Pumping LemmaEdit
The pumping lemma is a central result in automata theory and formal language theory. It captures a concrete consequence of what a finite-state recognizing device can do: long strings in a regular language must exhibit repetitive structure that can be “pumped” without leaving the language. This is a powerful tool for reasoning about which languages can and cannot be recognized by finite automata, and it underpins many standard arguments in the theory of computation.
From a practical standpoint, the pumping lemma formalizes the idea that finite machines have limited memory. Because a deterministic or nondeterministic finite automaton has only finitely many states, processing a sufficiently long string must involve revisiting some state, creating a loop that can be traversed any number of times. When the language is regular, that looping behavior is guaranteed to preserve membership in the language. That guarantee becomes a weapon when trying to show that a given language cannot be regular.
Overview
- The pumping lemma provides a property that all regular languages satisfy. It is typically stated in terms of a pumping length p, which depends on the particular language but not on any specific string.
- It is a necessary condition for regularity: if a language fails to have the pumping property for every possible p, the language is not regular. It is not a tool that proves regularity by itself, but in many cases it can be used to rule out regularity by contradiction.
- There is a related lemma for context-free languages, which has a different form of decomposition and different constraints. Together, these lemmas delineate the boundary between regular and context-free languages and more generally between what finite-automaton-based models can recognize and what requires extra memory.
Formal statements
Pumping lemma for regular languages
- Let L be a regular language over some alphabet Σ. Then there exists a pumping length p ≥ 1 such that for every string s ∈ L with |s| ≥ p, one can decompose s as s = xyz with:
- |xy| ≤ p
- |y| > 0
- For all i ≥ 0, the string xy^i z ∈ L
- Intuition: when a long string is processed by a finite automaton, the initial portion cannot escape the first p steps, so the initial segment xy lies within the portion of the run that must loop. Pumping y corresponds to looping around that cycle, and the result remains in L.
Pumping lemma for context-free languages
- Let L be a context-free language. Then there exists a pumping length p ≥ 1 such that for every string s ∈ L with |s| ≥ p, one can decompose s as s = uvwxy with:
- |vwx| ≤ p
- |vx| > 0
- For all i ≥ 0, the string uv^i w x^i y ∈ L
- Intuition: a pushdown automaton (the standard model for context-free languages) has a limited stack behavior that allows certain substrings to be pumped in a controlled way.
Example
- To show that L = { a^n b^n | n ≥ 0 } is not regular, assume it is regular and choose a pumping length p. Take s = a^p b^p ∈ L with |s| ≥ p. The decomposition s = xyz must satisfy |xy| ≤ p, so x and y consist only of a’s.

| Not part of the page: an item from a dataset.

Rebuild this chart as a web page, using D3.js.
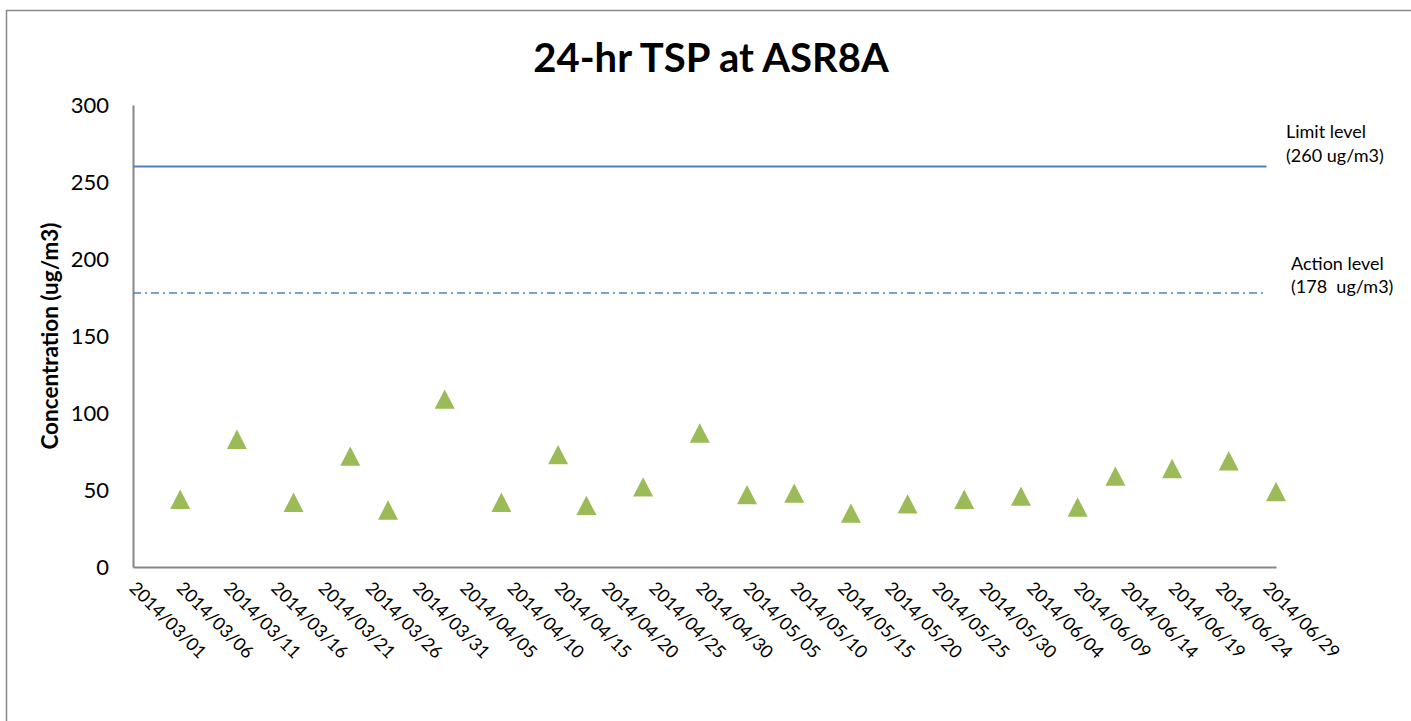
<!DOCTYPE html>
<html>
<head>
<meta charset="utf-8">
<script src="https://cdn.jsdelivr.net/npm/d3@7/dist/d3.min.js"></script>
<style>
  html, body { margin: 0; padding: 0; background: #fff; }
  svg { display: block; }
  text { font-family: Lato, "Open Sans", sans-serif; fill: #000; }
</style>
</head>
<body>
<svg id="chart" width="1411" height="721"></svg>
<script>
// 24-hr TSP sampling results at ASR8A
const sampleDates = ["2014/03/06", "2014/03/12", "2014/03/18", "2014/03/24", "2014/03/28",
  "2014/04/03", "2014/04/09", "2014/04/15", "2014/04/18", "2014/04/24", "2014/04/30",
  "2014/05/05", "2014/05/10", "2014/05/16", "2014/05/22", "2014/05/28",
  "2014/06/03", "2014/06/09", "2014/06/13", "2014/06/19", "2014/06/25", "2014/06/30"];
const tspValues = [44, 83, 42, 72, 37, 109, 42, 73, 40, 52, 87, 47, 48, 35, 41, 44, 46, 39, 59, 64, 69, 49];

// Reference levels (ug/m3)
const limitLevel = 260;
const actionLevel = 178;
const levelSpan = ["2014/03/01", "2014/06/29"];

// Axis ticks
const xTickLabels = ["2014/03/01", "2014/03/06", "2014/03/11", "2014/03/16", "2014/03/21",
  "2014/03/26", "2014/03/31", "2014/04/05", "2014/04/10", "2014/04/15", "2014/04/20",
  "2014/04/25", "2014/04/30", "2014/05/05", "2014/05/10", "2014/05/15", "2014/05/20",
  "2014/05/25", "2014/05/30", "2014/06/04", "2014/06/09", "2014/06/14", "2014/06/19",
  "2014/06/24", "2014/06/29"];
const yTickValues = [0, 50, 100, 150, 200, 250, 300];
const xDomain = ["2014/03/01", "2014/06/30"];

const parse = d3.utcParse("%Y/%m/%d");
const fmt = d3.utcFormat("%Y/%m/%d");

const svg = d3.select("#chart");
const W = 1411, H = 721;
const plot = { left: 133, right: 1276, top: 105, bottom: 567 };

// chart area frame
svg.append("rect")
  .attr("x", 6.5).attr("y", 10.5)
  .attr("width", W + 20).attr("height", H + 20)
  .attr("fill", "#fff")
  .attr("stroke", "#898989").attr("stroke-width", 1.5);

const x = d3.scaleUtc().domain(xDomain.map(parse)).range([plot.left, plot.right]);
const y = d3.scaleLinear().domain([0, 300]).range([plot.bottom, plot.top]);

// title
svg.append("text")
  .attr("x", 711).attr("y", 72)
  .attr("text-anchor", "middle")
  .style("font-weight", "bold").style("font-size", "40px")
  .text("24-hr TSP at ASR8A");

// y axis
const yAxis = svg.append("g")
  .attr("transform", `translate(${plot.left},0)`)
  .call(d3.axisLeft(y).tickValues(yTickValues).tickSize(0).tickPadding(24).tickFormat(d3.format("d")));
yAxis.select(".domain").attr("stroke", "#868686").attr("stroke-width", 2);
yAxis.selectAll("text").style("font-size", "22px").style("font-family", "Lato, sans-serif").attr("fill", "#000");

// y axis title
svg.append("text")
  .attr("transform", `translate(58,336) rotate(-90)`)
  .attr("text-anchor", "middle")
  .style("font-weight", "bold").style("font-size", "22.5px")
  .text("Concentration (ug/m3)");

// x axis
const xAxis = svg.append("g")
  .attr("transform", `translate(0,${plot.bottom})`)
  .call(d3.axisBottom(x).tickValues(xTickLabels.map(parse)).tickSize(0).tickSizeOuter(0).tickFormat(fmt));
xAxis.select(".domain").attr("stroke", "#868686").attr("stroke-width", 2);
xAxis.selectAll(".tick text")
  .style("font-size", "18px").style("font-family", "Lato, sans-serif")
  .attr("fill", "#000")
  .attr("text-anchor", "start")
  .attr("x", 0).attr("y", 0).attr("dy", "0.72em")
  .attr("transform", "translate(4,13) rotate(45)");

// level lines
const levelLine = d3.line().x(d => x(d[0])).y(d => y(d[1]));
svg.append("path")
  .datum(levelSpan.map(d => [parse(d), limitLevel]))
  .attr("d", levelLine)
  .attr("fill", "none").attr("stroke", "#4F81BD").attr("stroke-width", 2);
svg.append("path")
  .datum(levelSpan.map(d => [parse(d), actionLevel]))
  .attr("d", levelLine)
  .attr("fill", "none").attr("stroke", "#4F81BD").attr("stroke-width", 1.5)
  .attr("stroke-dasharray", "8,4,2,4");

// level annotations
const note = svg.append("g").style("font-size", "18px");
note.append("text").attr("x", 1286).attr("y", y(limitLevel) - 29).text("Limit level");
note.append("text").attr("x", 1286).attr("y", y(limitLevel) - 5).text("(260 ug/m3)");
note.append("text").attr("x", 1291).attr("y", y(actionLevel) - 23).text("Action level");
note.append("text").attr("x", 1291).attr("y", y(actionLevel)).attr("xml:space", "preserve")
  .style("white-space", "pre").text("(178  ug/m3)");

// triangle markers
const tri = {
  draw(ctx, size) {
    const w = Math.sqrt(size), h = w * 0.97;
    ctx.moveTo(0, -h / 2);
    ctx.lineTo(w / 2, h / 2);
    ctx.lineTo(-w / 2, h / 2);
    ctx.closePath();
  }
};
const marker = d3.symbol().type(tri).size(400);
svg.append("g").selectAll("path")
  .data(sampleDates.map((d, i) => ({ date: parse(d), value: tspValues[i] })))
  .join("path")
  .attr("transform", d => `translate(${x(d.date)},${y(d.value)})`)
  .attr("d", marker)
  .attr("fill", "#9BBB59");
</script>
</body>
</html>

Since |y| > 0, pumping y (i ≠ 1) yields a string with more a’s than b’s, which cannot be in L. This contradiction shows L is not regular.
Proof sketch (intuition)
- The standard proof for the regular languages version hinges on the fact that any DFA recognizing L has a finite number of states. A long input string forces the automaton to revisit a state, creating a loop. The substring corresponding to that loop is y, which can be pumped. The remainder of the argument shows that pumping y preserves membership in the language for all i.
Applications
- Proving non-regularity: The lemma is the go-to method for showing certain languages cannot be recognized by any finite automaton. Classic examples include { a^n b^n | n ≥ 0 } and { ww | w ∈ {0,1}* }.
- Distinguishing regular and nonregular patterns: By selecting appropriate strings s and carefully analyzing the required decomposition, one can expose that a candidate language cannot satisfy the pumping property for any pumping length.

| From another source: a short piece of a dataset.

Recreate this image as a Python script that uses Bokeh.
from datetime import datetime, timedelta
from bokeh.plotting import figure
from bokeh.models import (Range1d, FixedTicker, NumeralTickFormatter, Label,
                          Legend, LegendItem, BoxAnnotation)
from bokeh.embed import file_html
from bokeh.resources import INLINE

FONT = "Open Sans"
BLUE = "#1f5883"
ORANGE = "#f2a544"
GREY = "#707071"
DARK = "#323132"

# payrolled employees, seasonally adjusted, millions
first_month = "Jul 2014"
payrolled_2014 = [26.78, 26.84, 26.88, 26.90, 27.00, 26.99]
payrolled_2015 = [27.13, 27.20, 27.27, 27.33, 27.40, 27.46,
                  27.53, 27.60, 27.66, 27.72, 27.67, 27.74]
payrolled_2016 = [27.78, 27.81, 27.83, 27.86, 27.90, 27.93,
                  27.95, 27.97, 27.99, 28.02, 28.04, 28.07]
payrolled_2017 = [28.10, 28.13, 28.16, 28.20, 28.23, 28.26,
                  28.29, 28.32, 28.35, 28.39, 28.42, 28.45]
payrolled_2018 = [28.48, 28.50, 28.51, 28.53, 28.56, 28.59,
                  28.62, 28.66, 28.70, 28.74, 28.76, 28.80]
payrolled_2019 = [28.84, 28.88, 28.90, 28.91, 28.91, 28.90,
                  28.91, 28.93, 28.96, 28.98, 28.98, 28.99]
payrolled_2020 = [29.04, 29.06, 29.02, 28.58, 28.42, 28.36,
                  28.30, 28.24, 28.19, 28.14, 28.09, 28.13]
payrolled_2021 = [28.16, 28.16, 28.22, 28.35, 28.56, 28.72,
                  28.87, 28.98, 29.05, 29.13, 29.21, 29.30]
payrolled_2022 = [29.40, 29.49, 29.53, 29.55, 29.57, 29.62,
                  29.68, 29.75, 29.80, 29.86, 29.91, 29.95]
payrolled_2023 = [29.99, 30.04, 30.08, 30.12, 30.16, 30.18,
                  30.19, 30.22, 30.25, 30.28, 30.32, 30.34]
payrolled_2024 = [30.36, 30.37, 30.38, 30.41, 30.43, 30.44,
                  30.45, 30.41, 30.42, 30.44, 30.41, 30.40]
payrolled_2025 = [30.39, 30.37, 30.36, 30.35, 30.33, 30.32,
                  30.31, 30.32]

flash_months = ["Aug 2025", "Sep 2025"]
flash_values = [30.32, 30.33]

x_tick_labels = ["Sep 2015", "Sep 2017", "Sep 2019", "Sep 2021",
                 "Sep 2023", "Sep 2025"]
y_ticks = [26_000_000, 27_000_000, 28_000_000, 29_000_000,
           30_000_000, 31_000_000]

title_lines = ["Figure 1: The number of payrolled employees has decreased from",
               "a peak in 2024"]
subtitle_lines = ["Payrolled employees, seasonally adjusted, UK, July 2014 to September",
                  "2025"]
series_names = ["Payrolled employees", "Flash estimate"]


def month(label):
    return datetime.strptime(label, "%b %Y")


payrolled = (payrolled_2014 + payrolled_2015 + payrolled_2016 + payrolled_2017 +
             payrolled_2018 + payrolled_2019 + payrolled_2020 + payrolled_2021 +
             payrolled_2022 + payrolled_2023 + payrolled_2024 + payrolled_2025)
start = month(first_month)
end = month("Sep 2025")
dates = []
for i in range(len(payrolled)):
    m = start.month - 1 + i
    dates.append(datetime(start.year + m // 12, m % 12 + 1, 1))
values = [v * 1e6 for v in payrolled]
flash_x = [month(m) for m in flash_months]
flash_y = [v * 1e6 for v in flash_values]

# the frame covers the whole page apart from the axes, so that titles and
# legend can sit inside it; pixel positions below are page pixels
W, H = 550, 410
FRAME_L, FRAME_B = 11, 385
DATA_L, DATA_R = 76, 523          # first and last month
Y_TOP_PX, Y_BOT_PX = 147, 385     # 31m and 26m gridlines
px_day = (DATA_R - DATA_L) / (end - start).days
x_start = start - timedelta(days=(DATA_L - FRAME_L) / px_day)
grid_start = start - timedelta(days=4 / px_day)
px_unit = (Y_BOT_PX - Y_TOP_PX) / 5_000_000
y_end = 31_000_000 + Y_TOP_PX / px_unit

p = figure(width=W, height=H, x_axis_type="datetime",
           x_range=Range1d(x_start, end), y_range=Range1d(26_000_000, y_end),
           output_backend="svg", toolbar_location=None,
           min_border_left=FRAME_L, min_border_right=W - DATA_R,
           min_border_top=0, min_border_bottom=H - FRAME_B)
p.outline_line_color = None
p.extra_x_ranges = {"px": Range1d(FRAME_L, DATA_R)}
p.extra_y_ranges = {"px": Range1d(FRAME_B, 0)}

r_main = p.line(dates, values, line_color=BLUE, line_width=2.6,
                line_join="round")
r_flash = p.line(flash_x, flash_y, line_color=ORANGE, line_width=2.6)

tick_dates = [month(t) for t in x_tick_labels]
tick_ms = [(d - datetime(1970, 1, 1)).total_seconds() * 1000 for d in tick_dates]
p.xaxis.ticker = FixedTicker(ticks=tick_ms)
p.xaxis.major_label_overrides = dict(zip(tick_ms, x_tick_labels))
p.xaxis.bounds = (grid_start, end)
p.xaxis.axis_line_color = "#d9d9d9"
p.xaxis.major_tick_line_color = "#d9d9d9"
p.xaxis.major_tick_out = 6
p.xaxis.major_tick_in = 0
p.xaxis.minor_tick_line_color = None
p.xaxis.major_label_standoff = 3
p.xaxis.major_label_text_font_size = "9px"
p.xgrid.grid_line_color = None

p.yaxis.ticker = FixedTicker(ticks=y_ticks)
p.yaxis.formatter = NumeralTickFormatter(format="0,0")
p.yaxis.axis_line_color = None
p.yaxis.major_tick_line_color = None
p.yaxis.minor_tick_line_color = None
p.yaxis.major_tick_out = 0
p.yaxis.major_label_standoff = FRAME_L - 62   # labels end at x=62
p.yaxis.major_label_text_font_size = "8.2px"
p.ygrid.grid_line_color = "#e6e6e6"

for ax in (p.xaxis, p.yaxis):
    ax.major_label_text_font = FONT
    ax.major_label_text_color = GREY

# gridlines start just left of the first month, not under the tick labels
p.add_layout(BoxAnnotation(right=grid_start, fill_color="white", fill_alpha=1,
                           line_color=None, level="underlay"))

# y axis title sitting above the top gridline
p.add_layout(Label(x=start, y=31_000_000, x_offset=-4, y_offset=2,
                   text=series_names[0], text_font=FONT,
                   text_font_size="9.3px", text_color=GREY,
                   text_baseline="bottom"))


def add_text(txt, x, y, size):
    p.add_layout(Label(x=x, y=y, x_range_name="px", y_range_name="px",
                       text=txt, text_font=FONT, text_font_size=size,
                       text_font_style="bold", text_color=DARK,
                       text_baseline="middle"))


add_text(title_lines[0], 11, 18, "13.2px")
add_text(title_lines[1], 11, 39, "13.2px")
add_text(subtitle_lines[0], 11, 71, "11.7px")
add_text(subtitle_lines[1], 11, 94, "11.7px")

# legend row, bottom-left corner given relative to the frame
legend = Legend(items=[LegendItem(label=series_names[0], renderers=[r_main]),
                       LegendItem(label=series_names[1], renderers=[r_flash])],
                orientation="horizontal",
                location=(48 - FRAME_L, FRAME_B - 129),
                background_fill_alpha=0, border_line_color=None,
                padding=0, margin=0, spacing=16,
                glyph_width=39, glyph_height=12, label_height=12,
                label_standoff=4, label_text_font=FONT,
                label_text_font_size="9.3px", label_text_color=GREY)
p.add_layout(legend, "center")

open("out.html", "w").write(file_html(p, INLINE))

- Educational value: The lemma provides a concrete, checkable criterion that links the abstract notion of regularity to tangible string manipulations, making the limits of finite-state computation more accessible.
Limitations and debates
- The lemma is a powerful tool, but it has limits. It is primarily a test for nonregularity, not a definitive method for proving regularity in every case. Some regular languages can require large or awkward witness decompositions, and for certain languages, finding a suitable s and proving the pumping property holds can be unwieldy.

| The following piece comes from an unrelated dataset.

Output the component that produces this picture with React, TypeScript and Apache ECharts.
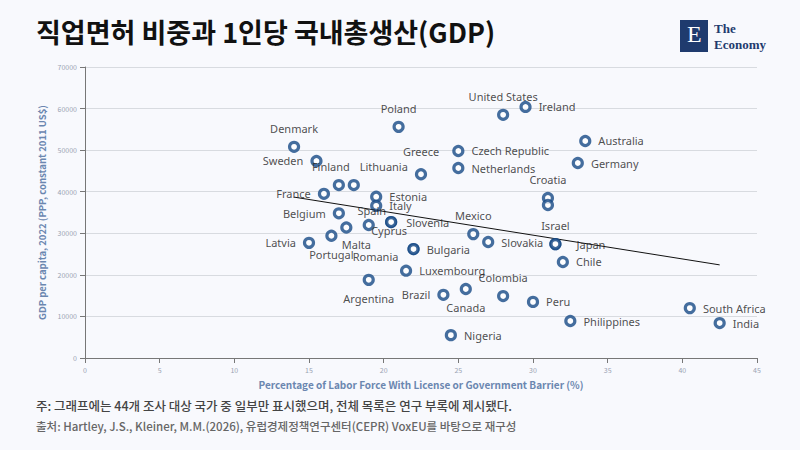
import React, { useEffect, useRef } from "react";
import * as echarts from "echarts";

const countries = [
  "Denmark", "Sweden", "Finland", "Lithuania", "Poland", "France", "Estonia", "Italy",
  "Belgium", "Malta", "Spain", "Cyprus", "Slovenia", "Portugal", "Latvia", "Romania",
  "Bulgaria", "Luxembourg", "Argentina", "Brazil", "Canada", "Nigeria", "Greece",
  "Czech Republic", "Netherlands", "United States", "Ireland", "Mexico", "Slovakia",
  "Colombia", "Peru", "Philippines", "Croatia", "", "Israel", "Japan", "Chile",
  "Australia", "Germany", "South Africa", "India",
];
const barrierPct = [
  14.0, 15.5, 17.0, 18.0, 21.0, 16.0, 19.5, 19.5,
  17.0, 17.5, 19.0, 20.5, 20.5, 16.5, 15.0, 22.0,
  22.0, 21.5, 19.0, 24.0, 25.5, 24.5, 22.5,
  25.0, 25.0, 28.0, 29.5, 26.0, 27.0,
  28.0, 30.0, 32.5, 31.0, 31.0, 31.5, 31.5, 32.0,
  33.5, 33.0, 40.5, 42.5,
];
const gdpPerCapita = [
  50800, 47400, 41600, 41600, 55600, 39500, 38800, 36600,
  34800, 31400, 32000, 32700, 32700, 29400, 27700, 26200,
  26200, 21000, 18800, 15200, 16600, 5500, 44200,
  49800, 45700, 58500, 60400, 29800, 27900,
  14900, 13500, 8900, 38500, 36800, 27400, 27400, 23100,
  52200, 46900, 12000, 8400,
];
const labelPos = [
  "top", "left", "top", "top", "top", "left", "right", "right",
  "left", "bottom", "top", "bottom", "right", "bottom", "left", "left",
  "right", "right", "bottom", "left", "bottom", "right", "top",
  "right", "right", "top", "right", "top", "right",
  "top", "right", "right", "top", "", "top", "right", "right",
  "right", "right", "right", "right",
];
const labelOffset: Record<string, number[]> = {
  Finland: [-8, 0],
  Lithuania: [30, 0],
  Spain: [3, 4],
  Cyprus: [-2, -10],
  Slovenia: [2, 0],
  Malta: [10, -2],
  Romania: [-2, 7],
  Japan: [8, 0],
  Greece: [0, -4],
};

const App: React.FC = () => {
  const ref = useRef<HTMLDivElement>(null);

  useEffect(() => {
    if (!ref.current) return;
    const chart = echarts.init(ref.current, undefined, { renderer: "svg" });
    const points = countries.map((name, i) => ({
      name,
      value: [barrierPct[i], gdpPerCapita[i]],
      label: {
        show: name !== "",
        position: (labelPos[i] || "right") as any,
        distance: 7,
        offset: labelOffset[name] || [0, 0],
      },
    }));

    chart.setOption({
      animation: false,
      backgroundColor: "#f8f9fd",
      textStyle: { fontFamily: "Noto Sans CJK KR" },
      grid: { left: 85, right: 43, top: 67, bottom: 92 },
      xAxis: {
        type: "value",
        min: 0,
        max: 45,
        interval: 5,
        name: "Percentage of Labor Force With License or Government Barrier (%)",
        nameLocation: "middle",
        nameGap: 21,
        nameTextStyle: { color: "#6b87b0", fontSize: 10, fontWeight: "bold" },
        axisLine: { lineStyle: { color: "#777" } },
        axisTick: { show: true, lineStyle: { color: "#777" } },
        axisLabel: { color: "#9aa3b3", fontSize: 7 },
        splitLine: { show: false },
      },
      yAxis: {
        type: "value",
        min: 0,
        max: 70000,
        interval: 10000,
        name: "GDP per capita, 2022 (PPP, constant 2011 US$)",
        nameLocation: "middle",
        nameGap: 36,
        nameTextStyle: { color: "#6b87b0", fontSize: 9.5, fontWeight: "bold" },
        axisLine: { show: true, lineStyle: { color: "#777" } },
        axisTick: { show: true, lineStyle: { color: "#777" } },
        axisLabel: { color: "#9aa3b3", fontSize: 7, formatter: (v: number) => String(v) },
        splitLine: { lineStyle: { color: "#d8dbe0" } },
      },
      series: [
        {
          type: "scatter",
          data: points,
          symbol: "circle",
          symbolSize: 9,
          itemStyle: { color: "#ffffff", borderColor: "#174a86", borderWidth: 3.2 },
          label: {
            formatter: "{b}",
            color: "#222",
            fontSize: 11,
            fontFamily: "Noto Sans",
          },
          z: 3,
        },
        {
          type: "line",
          data: [[14, 38700], [42.5, 22400]],
          symbol: "none",
          lineStyle: { color: "#111", width: 1 },
          z: 2,
        },
      ],
      graphic: [
        {
          type: "text",
          left: 36,
          top: 18,
          style: { text: "직업면허 비중과 1인당 국내총생산(GDP)", fontSize: 27, fontWeight: "bold", fill: "#111", fontFamily: "Noto Sans CJK KR" },
        },
        { type: "rect", left: 680, top: 20, shape: { width: 28, height: 32 }, style: { fill: "#1f3b6e" } },
        {
          type: "text",
          left: 687,
          top: 22,
          style: { text: "E", fontSize: 24, fill: "#fff", fontFamily: "Liberation Serif" },
        },
        {
          type: "text",
          left: 714,
          top: 20,
          style: { text: "The\nEconomy", fontSize: 13, lineHeight: 16, fill: "#1f3b6e", fontFamily: "Liberation Serif", fontWeight: "bold" },
        },
        {
          type: "text",
          left: 36,
          top: 399,
          style: { text: "주: 그래프에는 44개 조사 대상 국가 중 일부만 표시했으며, 전체 목록은 연구 부록에 제시됐다.", fontSize: 12.5, fontWeight: 500, fill: "#444", fontFamily: "Noto Sans CJK KR" },
        },
        {
          type: "text",
          left: 36,
          top: 420,
          style: { text: "출처: Hartley, J.S., Kleiner, M.M.(2026), 유럽경제정책연구센터(CEPR) VoxEU를 바탕으로 재구성", fontSize: 11.5, fontWeight: 500, fill: "#666", fontFamily: "Noto Sans CJK KR" },
        },
      ],
    });

    return () => chart.dispose();
  }, []);

  return <div ref={ref} style={{ position: "fixed", left: 0, top: 0, width: 800, height: 450 }} />;
};

export default App;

- It is not a universal detector of computational complexity. There are languages that are regular or context-free for reasons that the pumping lemmas do not readily illuminate; other techniques (closure properties, Myhill–Nerode theory, or direct constructions) may be more effective in those cases.
- Pedagogically, some teachers emphasize the pumping lemmas as foundational, while others stress more intuitive or constructive approaches to automata and grammars. Different curricula reflect differing pedagogical priorities, but the pumping lemmas remain a standard tool in most formal language syllabi.